═══ Dataset extract
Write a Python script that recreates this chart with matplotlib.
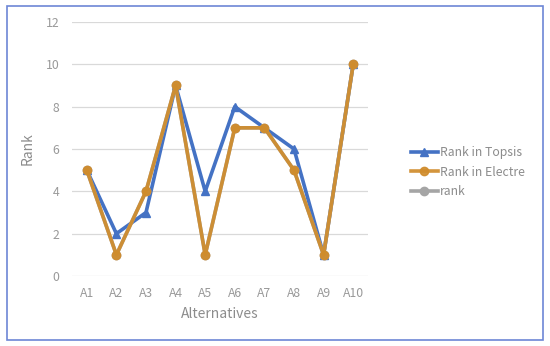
import numpy as np
import matplotlib.pyplot as plt
from matplotlib.patches import Rectangle

categories = ['A1', 'A2', 'A3', 'A4', 'A5', 'A6', 'A7', 'A8', 'A9', 'A10']
rank_topsis = [5, 2, 3, 9, 4, 8, 7, 6, 1, 10]
rank_electre = [5, 1, 4, 9, 1, 7, 7, 5, 1, 10]
rank = [5, 1, 4, 9, 1, 7, 7, 5, 1, 10]

plt.rcParams['font.family'] = ['Noto Sans CJK SC', 'DejaVu Sans']

fig = plt.figure(figsize=(5.5, 3.46), dpi=100)
ax = fig.add_axes([72 / 550, 70 / 346, 296 / 550, 254 / 346])

x = np.arange(len(categories))
ax.plot(x, rank_topsis, color='#4472C4', lw=2.6, marker='^', ms=6,
        label='Rank in Topsis', zorder=3)
ax.plot(x, rank, color='#A5A5A5', lw=2.6, marker='o', ms=6,
        label='rank', zorder=4)
ax.plot(x, rank_electre, color='#D08C2C', lw=2.6, marker='o', ms=6,
        label='Rank in Electre', zorder=5, alpha=0.92)

ax.set_xlim(-0.5, len(categories) - 0.5)
ax.set_ylim(0, 12)
ax.set_yticks(range(0, 13, 2))
ax.set_xticks(x)
ax.set_xticklabels(categories)
ax.grid(axis='y', color='#D9D9D9', lw=0.9)
ax.set_axisbelow(True)
for s in ax.spines.values():
    s.set_visible(False)
ax.tick_params(axis='x', length=0, colors='#999999', labelsize=8.8, pad=8)
ax.tick_params(axis='y', length=0, colors='#999999', labelsize=8.8, pad=9)
ax.set_xlabel('Alternatives', color='#8C8C8C', fontsize=10, labelpad=5)
ax.set_ylabel('Rank', color='#8C8C8C', fontsize=10, labelpad=8)

h, l = ax.get_legend_handles_labels()
order = [0, 2, 1]
leg = fig.legend([h[i] for i in order], [l[i] for i in order],
                 loc='center left', bbox_to_anchor=(400 / 550, 1 - 172 / 346),
                 frameon=False, fontsize=8.8, handlelength=2.2,
                 handletextpad=0.2, labelspacing=0.55)
for t in leg.get_texts():
    t.set_color('#8C8C8C')

fig.patches.append(Rectangle((7 / 550, 6 / 346), 536 / 550, 334 / 346,
                             transform=fig.transFigure, fill=False,
                             edgecolor='#6D86D6', lw=1.2))

fig.savefig('out.png', dpi=100)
══════
→ **What you should do**:
Restate the material word for word from its first line through the line containing "ax = fig.add_axes([72", both included; the pictures do not belong in it.

→ **Worked solution**:
Write a Python script that recreates this chart with matplotlib.
import numpy as np
import matplotlib.pyplot as plt
from matplotlib.patches import Rectangle

categories = ['A1', 'A2', 'A3', 'A4', 'A5', 'A6', 'A7', 'A8', 'A9', 'A10']
rank_topsis = [5, 2, 3, 9, 4, 8, 7, 6, 1, 10]
rank_electre = [5, 1, 4, 9, 1, 7, 7, 5, 1, 10]
rank = [5, 1, 4, 9, 1, 7, 7, 5, 1, 10]

plt.rcParams['font.family'] = ['Noto Sans CJK SC', 'DejaVu Sans']

fig = plt.figure(figsize=(5.5, 3.46), dpi=100)
ax = fig.add_axes([72 / 550, 70 / 346, 296 / 550, 254 / 346])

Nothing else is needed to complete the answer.